Source : Le Fruit défendu de la
Connaissance : de Prométhée à la pornographie par Roger Shattuck, éditions
Hachette, collections Littérature.
En Éden, Dieu avait
explicitement défendu à Adam et Ève de manger le fruit de l’Arbre de la
Connaissance du Bien et du Mal, mais personne n’avait prévenu les citoyens de
Babel ou de Babylone que leur exploration du monde devait respecter certaines
limites. Ils ont découvert la technique nouvelle des briques et du mortier, et
ils la mirent inévitablement en pratique. Nous supposons que Dieu destinait
l’Arbre de la Connaissance à être un ornement et une mise à l’épreuve alors que
la tour impie des Babyloniens symbolise leur désir d’accroissement
personnel : « Faisons-nous un
nom » (11,4) Si ce projet devait « pénétrer les cieux », la majesté et le mystère de Dieu
seraient profanés. Pour les punir, Dieu ne détruit pas Babylone : il
divise pour régner et d’un peuple, il en fait plusieurs, avec des coutumes et
des langues différentes.
Dans ces mêmes
versets qui voient les ambitions de l’humanité anéanties, une faculté
primordiale fait son apparition pour la troisième fois dans la traduction
anglaise de la Genèse, celle du Roi Jacques (1611) : l’imagination.
« Désormais, rien ne saura les
retenir de faire tout ce qu’ils ont imaginé » (11,6) Unie par la
technologie et par une langue universelle, l’humanité accède à un pouvoir
néfaste. Le pouvoir en soi ne représente pas un danger, mais l’imagination
alliée au pouvoir peut excéder les limites de la condition humane et aspirer à
la divinité.
Cela se produit
pour la première fois avant le déluge. « Dieu vit que la méchanceté de l’homme était grande sur la terre et que
la moindre pensée imaginée par son cœur était continuellement tournée vers le mal » (6,5) Dieu se
repent de sa création et estime que Noé est le seul qui mérite de survivre, car
c’est un « homme juste. »
Deux chapitres plus loin, une fois que les eaux ont reflué, les offrandes de
Noé dissuadent Dieu de détruire à nouveau les hommes, mais le verset manifeste
la même objection et la même mise en garde quant à la nature humaine :
« Parce que l’imagination qui se
trouve dans le cœur de l’homme depuis l’enfance est tournée vers le mal »
(8, 21) Les deux passages annoncent l’épisode de la tour de Babel dans lequel
l’imagination ardente, face cachée de la curiosité, attire sur elle la
punition.
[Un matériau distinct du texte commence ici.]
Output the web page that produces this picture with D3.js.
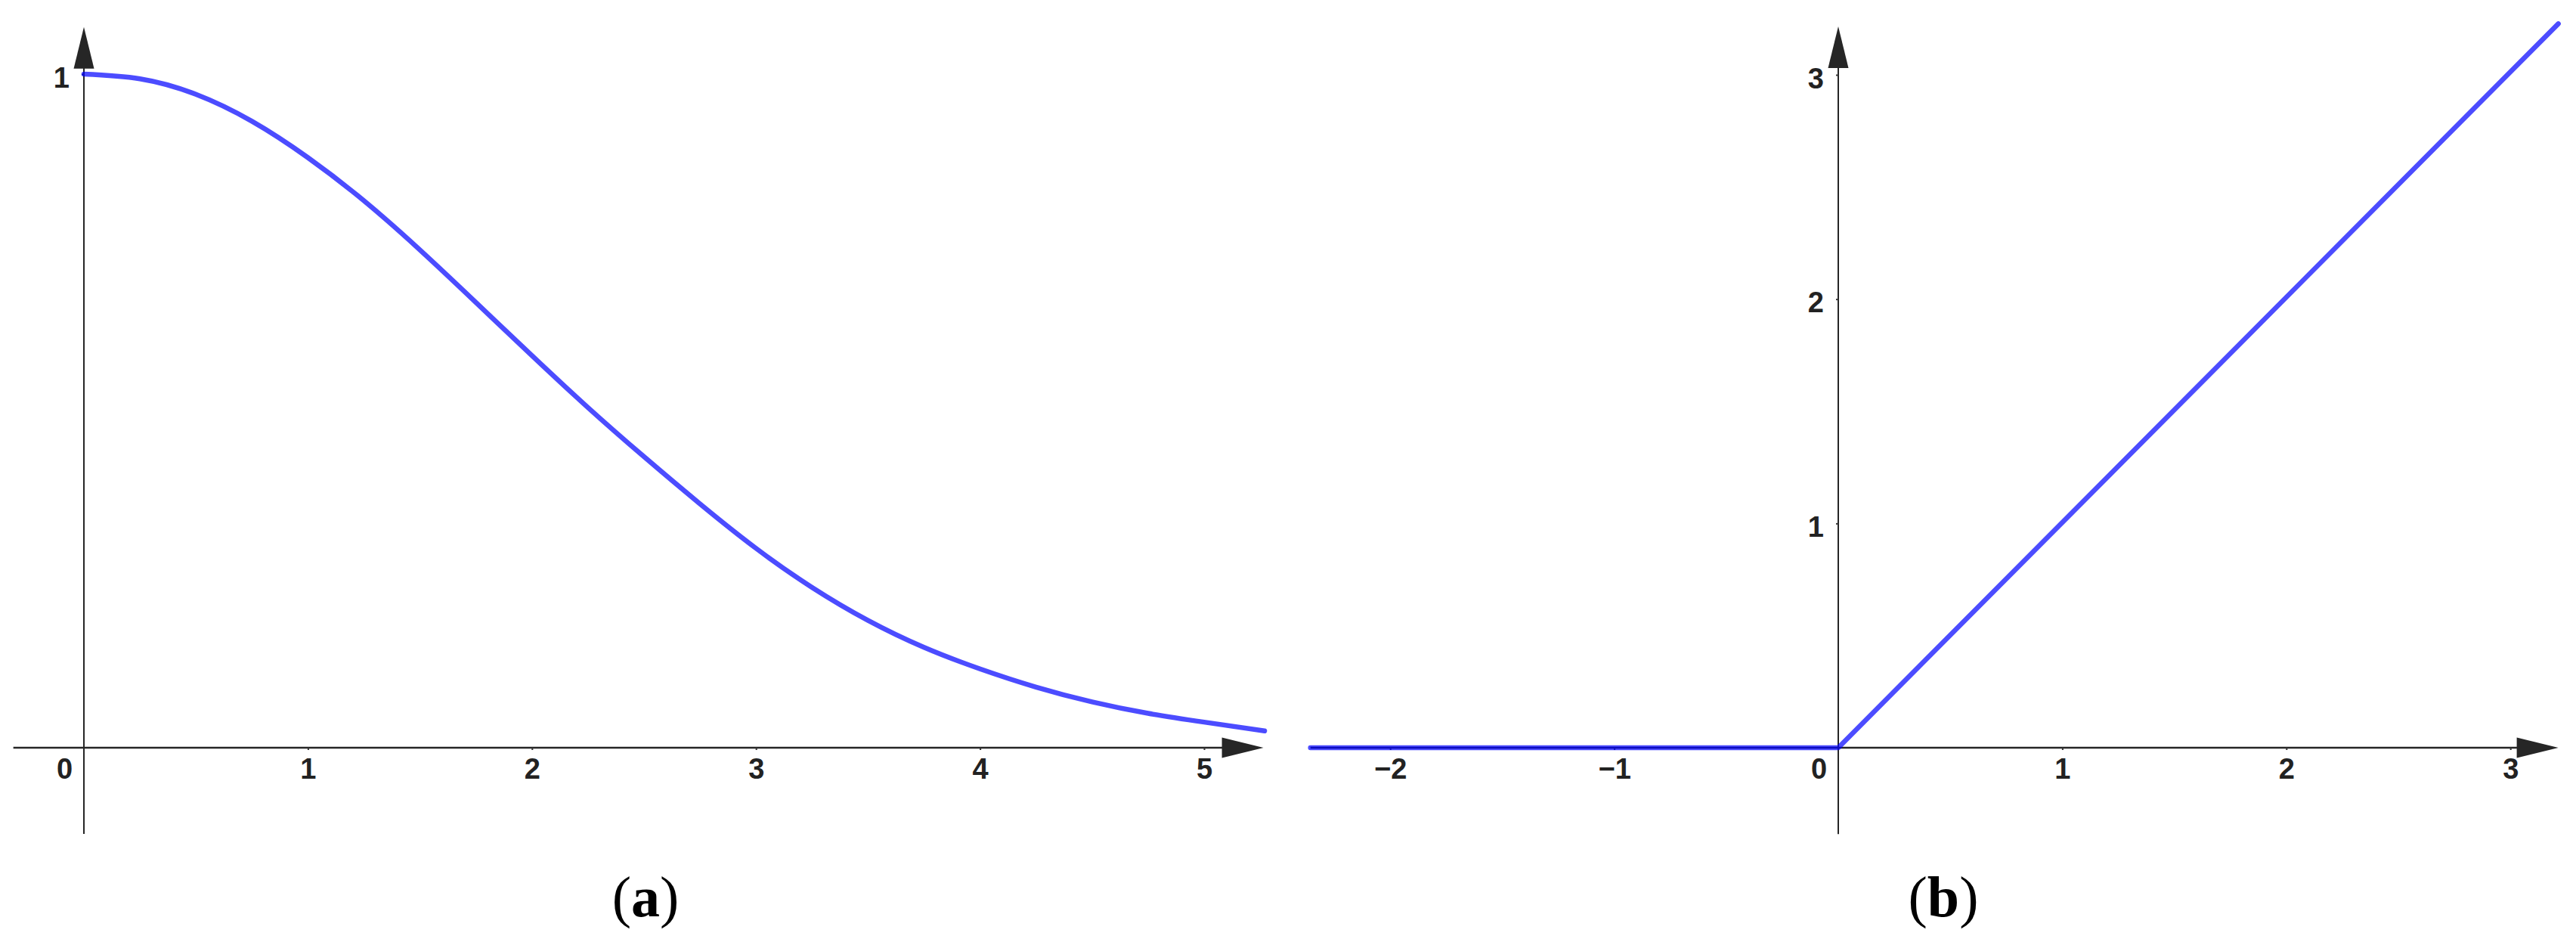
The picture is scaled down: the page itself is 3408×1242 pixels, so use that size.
<!DOCTYPE html>
<html>
<head>
<meta charset="utf-8">
<script src="https://cdn.jsdelivr.net/npm/d3@7"></script>
<style>
  body { margin: 0; background: #fff; }
  svg { display: block; }
  .tick text { font-family: "Liberation Sans", Arial, sans-serif; font-weight: bold; font-size: 38px; fill: #222; }
  .tick line { stroke: #333; stroke-width: 2; }
  .caption { font-family: "Liberation Serif", "Times New Roman", serif; font-size: 76px; fill: #000; }
</style>
</head>
<body>
<svg width="3408" height="1242"></svg>
<script>
// panel (a): decaying bump
var curveX = [0, 0.25, 0.5, 0.75, 1, 1.25, 1.5, 1.75, 2, 2.25, 2.5, 2.75, 3, 3.25, 3.5, 3.75, 4, 4.25, 4.5, 4.75, 5, 5.27];
var curveY = [1, 0.993, 0.97, 0.93, 0.876, 0.812, 0.739, 0.661, 0.582, 0.505, 0.432, 0.362, 0.296, 0.238, 0.189, 0.149, 0.117, 0.09, 0.068, 0.051, 0.038, 0.025];
var aXTicks = [0, 1, 2, 3, 4, 5];
var aYTicks = [1];
var aXExtent = [-0.315, 5.265];
var aYExtent = [-0.128, 1.07];

// panel (b): ramp
var rampX = [-2.356, 0, 3.214];
var rampY = [0, 0, 3.228];
var bXTicks = [-2, -1, 0, 1, 2, 3];
var bYTicks = [1, 2, 3];
var bXExtent = [-2.356, 3.214];
var bYExtent = [-0.385, 3.216];

var svg = d3.select("svg");
var axisColor = "#262626";
var lineColor = "blue";

function panel(opts) {
  var x = d3.scaleLinear().domain([0, opts.xUnit]).range([opts.x0, opts.x0 + opts.xUnit * 296.4]);
  var y = d3.scaleLinear().domain([0, opts.yUnit]).range([989, 989 - opts.yPx]);
  var g = svg.append("g");

  var pts = opts.xs.map(function(d, i) { return [d, opts.ys[i]]; });
  var line = d3.line()
      .x(function(d) { return x(d[0]); })
      .y(function(d) { return y(d[1]); })
      .curve(opts.smooth ? d3.curveNatural : d3.curveLinear);

  // axis lines with arrow heads
  var xTip = x(opts.xExt[1]), yTip = y(opts.yExt[1]);
  g.append("line")
      .attr("x1", x(opts.xExt[0])).attr("x2", xTip - 50)
      .attr("y1", y(0)).attr("y2", y(0))
      .attr("stroke", axisColor).attr("stroke-width", 2.4);
  g.append("path")
      .attr("d", "M" + xTip + "," + y(0) + "L" + (xTip - 55) + "," + (y(0) - 13.5) + "L" + (xTip - 55) + "," + (y(0) + 13.5) + "Z")
      .attr("fill", axisColor);
  g.append("line")
      .attr("x1", x(0)).attr("x2", x(0))
      .attr("y1", y(opts.yExt[0])).attr("y2", yTip + 50)
      .attr("stroke", axisColor).attr("stroke-width", 2);
  g.append("path")
      .attr("d", "M" + x(0) + "," + yTip + "L" + (x(0) - 13.5) + "," + (yTip + 55) + "L" + (x(0) + 13.5) + "," + (yTip + 55) + "Z")
      .attr("fill", axisColor);

  var xAxis = g.append("g")
      .attr("transform", "translate(0," + y(0) + ")")
      .call(d3.axisBottom(x).tickValues(opts.xTicks).tickSize(3).tickPadding(11)
        .tickFormat(function(d) { return d < 0 ? "\u2212" + Math.abs(d) : d; }));
  xAxis.select(".domain").remove();
  xAxis.selectAll(".tick").filter(function(d) { return d === 0; })
      .select("text").attr("dx", -26);
  xAxis.selectAll(".tick").filter(function(d) { return d === 0; })
      .select("line").remove();

  var yAxis = g.append("g")
      .attr("transform", "translate(" + x(0) + ",0)")
      .call(d3.axisLeft(y).tickValues(opts.yTicks).tickSize(3).tickPadding(16)
        .tickFormat(d3.format("d")));
  yAxis.select(".domain").remove();
  yAxis.selectAll(".tick text").attr("dy", "0.45em");

  g.append("path")
      .datum(pts)
      .attr("d", line)
      .attr("fill", "none")
      .attr("stroke", lineColor)
      .attr("stroke-opacity", 0.7)
      .attr("stroke-width", 6.5)
      .attr("stroke-linecap", "round")
      .attr("stroke-linejoin", "round");

  var cap = svg.append("text")
      .attr("class", "caption")
      .attr("x", opts.capX).attr("y", 1212)
      .attr("text-anchor", "middle");
  cap.append("tspan").text("(");
  cap.append("tspan").attr("font-weight", "bold").text(opts.label);
  cap.append("tspan").text(")");
}

panel({
  x0: 111, xUnit: 5, yUnit: 1, yPx: 891,
  xs: curveX, ys: curveY, smooth: true,
  xTicks: aXTicks, yTicks: aYTicks, xExt: aXExtent, yExt: aYExtent,
  capX: 854, label: "a"
});

panel({
  x0: 2432, xUnit: 3, yUnit: 3, yPx: 890,
  xs: rampX, ys: rampY, smooth: false,
  xTicks: bXTicks, yTicks: bYTicks, xExt: bXExtent, yExt: bYExtent,
  capX: 2571, label: "b"
});
</script>
</body>
</html>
Dans le verset (11,6), le terme hébreu est « yazam », comploter, conspirer,
aspirer à, et renferme une connotation négative. Selon ma lecture, ces trois passages
de l’Ancien Testament établissent entre la curiosité et l’imagination un lien
essentiel.
Les événements
ultérieurs de l’histoire de la nation d’Israël, qui passe d’une alliance avec
Dieu sous l’égide d’Abraham, puis de Moïse, illustrent un autre aspect de la
connaissance interdite et de ses liens étroits avec la curiosité et
l’imagination débridée : quiconque a-t-il le droit de lever les yeux vers
Dieu ? Jacob est le premier à le faire : « Jacob donna à cet endroit le nom de Peniel : car, dit-il, j’ai vu
Dieu face à face, et j’ai conservé la vie. » (Genèse 32,30)
Dans le commentaire
qu’il fait de l’Exode dans son Guide littéraire de la Bible, J.P. Fokkelman
définit « l’enjeu principal du
livre : la question de savoir si l’homme peut ou non voir Dieu. »
En plantant l’Arbre de la Connaissance du Bien et du Mal dans le jardin d’Éden,
Dieu semble inviter implicitement ses nouvelles créatures à être en même temps
ses compagnons et ses rivaux. Mais nous ne devons pas oublier que la pomme n’a
pas rapporté à Adam et à Ève une connaissance des choses encore moins de Dieu
dans sa quiddité, comme le remarque Dante, en Purgatoire (3, 37-39) :
« Abstenez-vous, humains, du quia /
s’il vous avait été possible de tout voir / il n’était pas besoin que Marie
engendrât. »
Si le Fruit de l’Arbre avait tout révélé à Adam et à Ève, rien n’aurait justifié d’autres révélations. Toute l’action des deux Testaments et de l’histoire ultérieure repose sur le prédicat suivant : la connaissance octroyée à l’esprit humain et à laquelle il parvient est partielle.